The $15-a-month subscription game is dying. But it's not because players are cheap, it's because they're bored.
As the game development website Gamasutra put it, the most expensive game in history is now free: With a reported $200 million budget, the massively multiplayer RPG Star Wars: The Old Republic wasn't attracting nearly the number of subscribers that publisher Electronic Arts needed if it was going to see returns. So EA added a business model that has been lucrative for other online games: Allow gamers to play for free, then charge them small amounts for upgrades once they're hooked.
But that may not be enough. Experts in the space say the reason Star Wars struggles while other online games are killing it isn't because of the money, it's because of how the games themselves are designed. It's not the business model that's obsolete, but the product.
“We do not believe the current method of making these games is sustainable,” said John Smedley, president of Sony Online Entertainment, at the EverQuest maker's fan festival SOE Live in October.
"If you look at the game releases of the last three years – look at Star Wars: The Old Republic, look at Rift, look at The Secret World, every one of them does this," he said, moving his hand up then quickly downwards to show the games' player bases quickly declining. "Every one."
Mark Kern, the original lead developer of the breakthrough MMO World of Warcraft and now the head of Red 5 Studios, explained the problem in an interview with Wired earlier this year.

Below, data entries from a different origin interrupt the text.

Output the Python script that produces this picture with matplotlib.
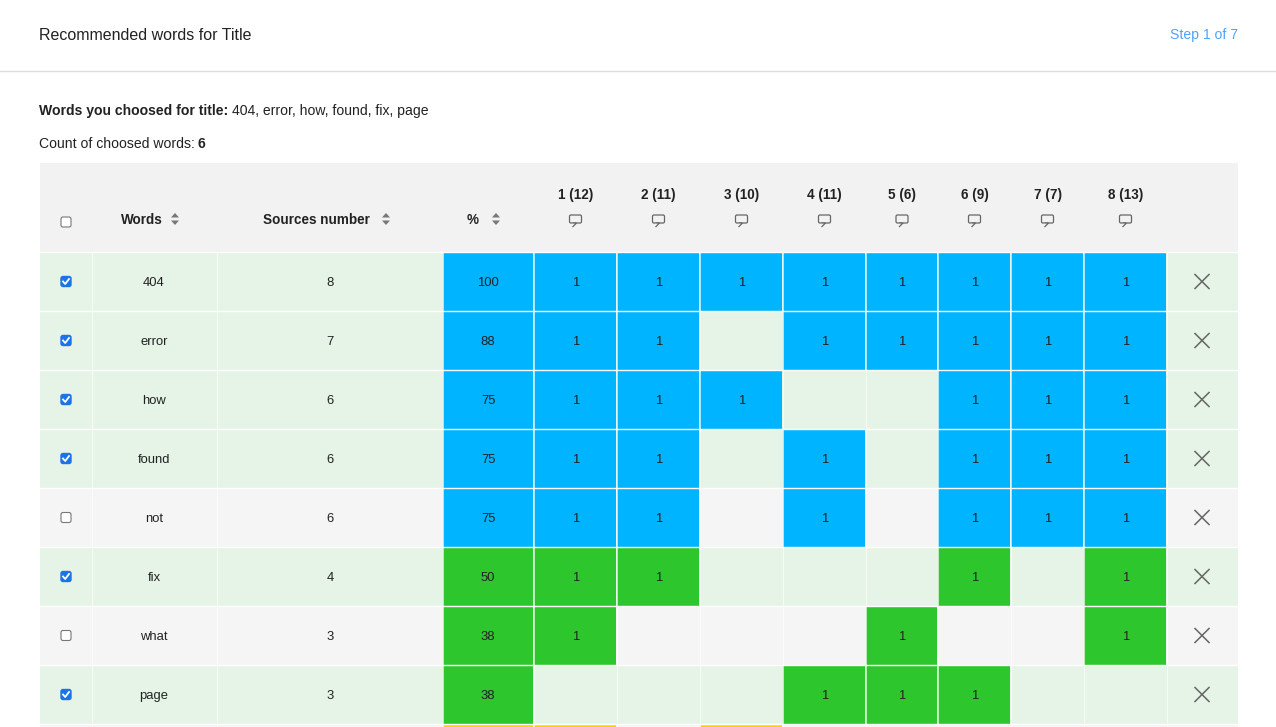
import matplotlib
matplotlib.use("Agg")
import matplotlib.pyplot as plt
from matplotlib.patches import Rectangle, FancyBboxPatch, Polygon

words = ["404", "error", "how", "found", "not", "fix", "what", "page", "in"]
checked = [1, 1, 1, 1, 0, 1, 0, 1, 0]
sources = [8, 7, 6, 6, 6, 4, 3, 3, 2]
percent = [100, 88, 75, 75, 75, 50, 38, 38, 25]
src_labels = ["1 (12)", "2 (11)", "3 (10)", "4 (11)", "5 (6)", "6 (9)", "7 (7)", "8 (13)"]
matrix = [
    [1, 1, 1, 1, 1, 1, 1, 1],
    [1, 1, 0, 1, 1, 1, 1, 1],
    [1, 1, 1, 0, 0, 1, 1, 1],
    [1, 1, 0, 1, 0, 1, 1, 1],
    [1, 1, 0, 1, 0, 1, 1, 1],
    [1, 1, 0, 0, 0, 1, 0, 1],
    [1, 0, 0, 0, 1, 0, 0, 1],
    [0, 0, 0, 1, 1, 1, 0, 0],
    [1, 0, 1, 0, 0, 0, 0, 0],
]

FONT = "Liberation Sans"
fig = plt.figure(figsize=(12.76, 7.27), dpi=100)
ax = fig.add_axes([0, 0, 1, 1])
ax.set_xlim(0, 1276); ax.set_ylim(727, 0); ax.axis("off")
fig.patch.set_facecolor("white")

def px(s):
    return s * 0.72

def color_for(p):
    if p >= 70: return "#00b4ff"
    if p >= 30: return "#2dc62d"
    return "#ffd200"

# top bar
ax.text(39, 34, "Recommended words for Title", fontsize=px(16), family=FONT, color="#222", va="center_baseline")
ax.text(1238, 34, "Step 1 of 7", fontsize=px(14), family=FONT, color="#4da3ff", va="center_baseline", ha="right")
ax.plot([0, 1276], [70.5, 70.5], color="#dddddd", lw=1)
ax.text(39, 110, "Words you choosed for title:", fontsize=px(14), family=FONT, weight="bold", color="#222", va="center_baseline")
ax.text(232, 110, "404, error, how, found, fix, page", fontsize=px(14), family=FONT, color="#222", va="center_baseline")
ax.text(39, 142, "Count of choosed words:", fontsize=px(14), family=FONT, color="#222", va="center_baseline")
ax.text(198, 142, "6", fontsize=px(14), family=FONT, weight="bold", color="#222", va="center_baseline")

edges = [40, 92, 217, 443, 534, 617, 700, 783, 866, 938, 1011, 1084, 1167, 1238]
top, hh, rh = 163, 89, 59
ax.add_patch(Rectangle((40, top), 1198, hh, color="#f2f2f2", lw=0))

def checkbox(cx, cy, on):
    if on:
        ax.add_patch(FancyBboxPatch((cx-5, cy-5), 10, 10, boxstyle="round,pad=0,rounding_size=2", fc="#1a73e8", ec="#1a73e8", lw=1))
        ax.plot([cx-3, cx-0.8, cx+3], [cy, cy+2.5, cy-2.5], color="white", lw=1.3)
    else:
        ax.add_patch(FancyBboxPatch((cx-5, cy-5), 10, 10, boxstyle="round,pad=0,rounding_size=2", fc="white", ec="#777", lw=0.8))

def sorter(x, y):
    ax.add_patch(Polygon([(x-4, y-1.5), (x+4, y-1.5), (x, y-6)], color="#777", lw=0))
    ax.add_patch(Polygon([(x-4, y+1.5), (x+4, y+1.5), (x, y+6)], color="#777", lw=0))

hy = 219
checkbox(66, 222, False)
hs = dict(fontsize=px(13.5), family=FONT, weight="bold", color="#222", va="center_baseline", ha="center")
ax.text(142, hy, "Words", **hs); sorter(175, hy)
ax.text(316, hy, "Sources number", **hs); sorter(386, hy)
ax.text(473, hy, "%", **hs); sorter(496, hy)
for i, lab in enumerate(src_labels):
    cx = (edges[4+i] + edges[5+i]) / 2
    ax.text(cx, 194, lab, **hs)
    ax.add_patch(FancyBboxPatch((cx-6, 215), 12, 8, boxstyle="round,pad=0,rounding_size=1.5", fc="none", ec="#666", lw=0.9))
    ax.add_patch(Polygon([(cx-3, 223), (cx+1, 223), (cx-3, 227)], fc="#f2f2f2", ec="#666", lw=0.9, closed=False))

ts = dict(fontsize=px(13), family=FONT, color="#222", va="center_baseline", ha="center")
for r, w in enumerate(words):
    y0 = top + hh + r * rh
    show = y0 + rh / 2 < 727
    bg = "#e5f4e6" if checked[r] else "#f5f5f5"
    ax.add_patch(Rectangle((40, y0), 1198, rh, fc=bg, lw=0))
    for e in edges[1:-1]:
        ax.plot([e, e], [y0, y0+rh], color="white", lw=0.6, alpha=0.8)
    ax.plot([40, 1238], [y0, y0], color="white", lw=1)
    cy = y0 + rh/2
    col = color_for(percent[r])
    ax.add_patch(Rectangle((edges[3], y0+0.5), edges[4]-edges[3]-1, rh-1, fc=col, lw=0))
    for c, v in enumerate(matrix[r]):
        if v:
            ax.add_patch(Rectangle((edges[4+c], y0+0.5), edges[5+c]-edges[4+c]-1, rh-1, fc=col, lw=0))
            if show:
                ax.text((edges[4+c]+edges[5+c])/2, cy, str(v), **ts)
    if not show:
        continue
    checkbox(66, cy, checked[r])
    ax.text(154, cy, w, **ts)
    ax.text(330, cy, str(sources[r]), **ts)
    ax.text(488, cy, str(percent[r]), **ts)
    xc = 1202
    ax.plot([xc-7, xc+7], [cy-7, cy+7], color="#666", lw=1.1)
    ax.plot([xc-7, xc+7], [cy+7, cy-7], color="#666", lw=1.1)

fig.savefig("out.png", dpi=100)
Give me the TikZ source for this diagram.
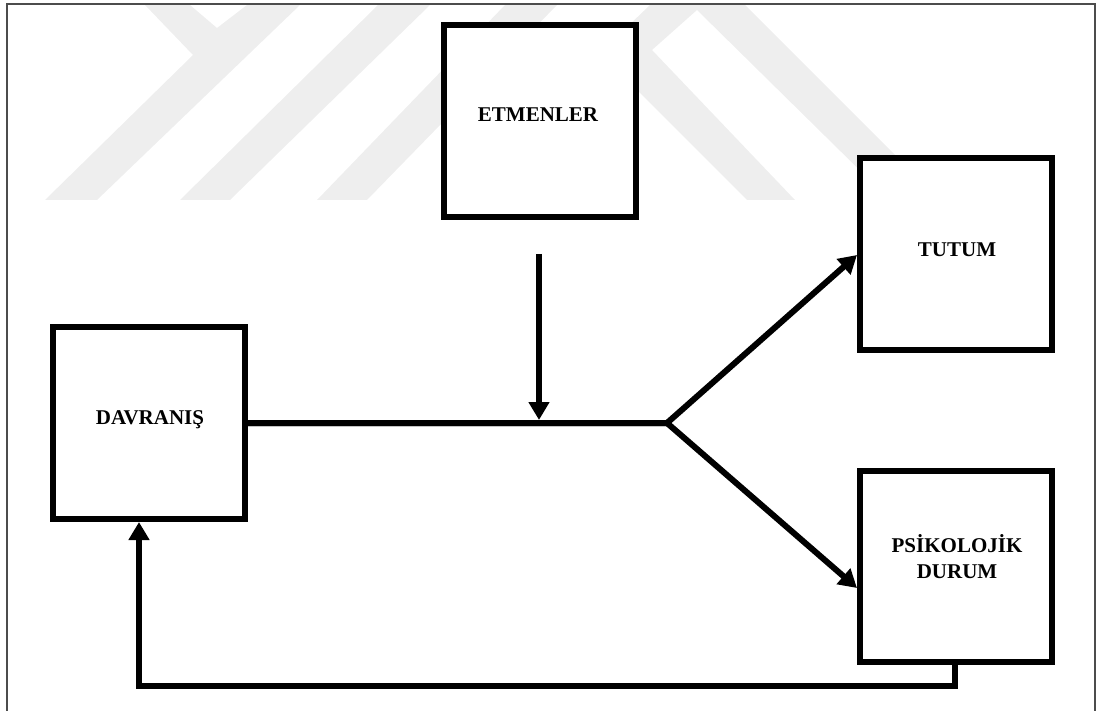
\documentclass[tikz,border=0pt]{standalone}
\usepackage{fontspec}
\setmainfont{Liberation Serif}
\usetikzlibrary{arrows.meta,calc}
\definecolor{wmgray}{gray}{0.935}
\definecolor{framegray}{gray}{0.3}
\begin{document}
\begin{tikzpicture}[x=1pt,y=-1pt,
  box/.style={draw, fill=white, line width=6pt, minimum width=192pt, minimum height=192pt, inner sep=0pt},
  lbl/.style={font=\fontsize{21}{26}\selectfont\bfseries, align=center, inner sep=0pt},
  conn/.style={line width=6pt, line join=miter},
  tip/.style={-{Triangle[length=18pt,width=20pt]}},
]
\useasboundingbox (0,0) rectangle (1100,711);
\begin{scope}
  \clip (0,0) rectangle (1100,711);
  % faint background emblem
  \fill[wmgray] (145,5) -- (190,5) -- (217,28) -- (247,5) -- (300,5) -- (97,200) -- (45,200) -- (193,55) -- cycle;
  \fill[wmgray] (378,5) -- (430,5) -- (230,200) -- (180,200) -- cycle;
  \fill[wmgray] (505,5) -- (557,5) -- (367,200) -- (317,200) -- cycle;
  \fill[wmgray] (650,5) -- (745,5) -- (940,200) -- (890,200) -- (697,10) -- (652,50) -- (795,200) -- (747,200) -- (600,53) -- cycle;
  % outer frame
  \draw[framegray, line width=1.5pt] (7,4) rectangle (1095,740);
\end{scope}

% boxes
\node[box] (etm) at (540,121.5) {};
\node[box] (tut) at (956,254) {};
\node[box] (dav) at (149,423) {};
\node[box, minimum height=191pt] (psi) at (956,566.5) {};

% labels
\node[lbl, anchor=base] (etmT) at (538,122) {ETMENLER};
\node[lbl, anchor=base] (tutT) at (957,257) {TUTUM};
\node[lbl, anchor=base] (davT) at (150,424) {DAVRANIŞ};
\node[lbl] (psiT) at (957,557) {PSİKOLOJİK\\DURUM};

% connectors
\coordinate (fork) at (667,423);
\coordinate (src) at (539,254);
\coordinate (hit) at (539,420);
\draw[conn] (dav.east) -- (fork);
\draw[conn, tip] (src) -- (hit);
\draw[conn, tip] (dav.east) -- (fork) -- ([yshift=-1pt]tut.west);
\draw[conn, tip] (dav.east) -- (fork) -- ([yshift=-21.5pt]psi.west);
\draw[conn, tip] ([xshift=-1pt]psi.south) -- ++(0,21) -| ([xshift=-10pt]dav.south);
\end{tikzpicture}
\end{document}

"The biggest problem is the fact that you've got a monthly model, but it’s so expensive to make content for the traditional MMO now that if you spend $250 million like EA did on Star Wars, you’ve only got 30 days' worth of content,” he said. Old Republic's big draw was an elaborate, multi-part storyline set in George Lucas' galaxy far, far away. But once Old Republic players burned through all of that content, there was nothing to keep them involved. The cost and time required to develop more content for players to enjoy made it difficult to impossible to keep them supplied with entertainment for their $15 a month.
“So you’ve made 15 bucks from the consumers, basically, before they churn out of your game," Kern said.
World of Warcraft, said Kern, didn't have this problem because in 2004, game production costs (and players' expectations) were so much lower that it was economically feasible to churn out content and keep players engaged every month, so they didn't cancel their subscriptions.
With today's high cost of game production, Kern said, "that model is dead."
In a Warcraft-style MMO, players can explore cities and faraway lands, but almost nothing can happen that was not intended to happen by the developer. Players can feel this difference. They know when they’re being escorted through the world on a leash. They might tolerate the leash for a while so long as the experience stays fresh, but once it's not, they have no reason to continue subscribing.
"You end up in a race to keep enough content out there before the bulk of your players become bored," said Jon Lander, executive producer of the space exploration MMO EVE Online, in an e-mail. "With [EVE], the more people who come into the game, the less chance you have of getting bored. That overall idea is what has kept us steadily growing now for 10 years."
EVE Online relies heavily on the interactions that organically take place between characters, rather than developer-created content, to keep its users hooked. Lander said that when EVE started out in 2003 there wasn't even much of a game yet, but there were systems in place to allow players to interact. As people started to form bonds, the game became better and better. Today it has nearly half a million highly dedicated subscribers, but it took a substantial risk for the developer to release a game that depended on players to drive the experience.
Other online sandbox games that have been quite successful at attracting players are Minecraft and DayZ.
What these games share is a certain openness in their gameplay; neither tells players how they must spend their time. In DayZ, a free modification for a military shooter game called ARMA 2, players scavenge for supplies and attempt to survive as long as possible in a hostile apocalypse populated by zombies and up to 150 other players – who might be even more dangerous than the undead.
Minecraft is just as simple. The only goal is to survive, dig up materials and build stuff. This simplicity ensures that the focus of the game is on the player’s creativity and imagination – what magnificent thing will you build, and will you survive long enough to do it?
John Smedley says that Sony's upcoming MMO Everquest Next will be more Minecraft than Warcraft.
It is "emergent gameplay" – allowing players true freedom and encouraging them to build their own experiences – that will define the next generation of successful MMO games, he said.
"We need to add emergent gameplay to our games if they’re going to last," he told the company's biggest fans at the October festival. "So we are. SOE has committed itself to a focus on emergent and sandbox-style play."
Games that allow players the opportunity to drive their own destiny spread more quickly via social networking and word-of-mouth, as gamers excitedly relate tales of their unique adventures to their friends.
In the end, the phenomenon is something any parent already understands: Give a kid an expensive toy and they'll grow bored within hours, but give them an empty cardboard box and their imagination will run wild for days.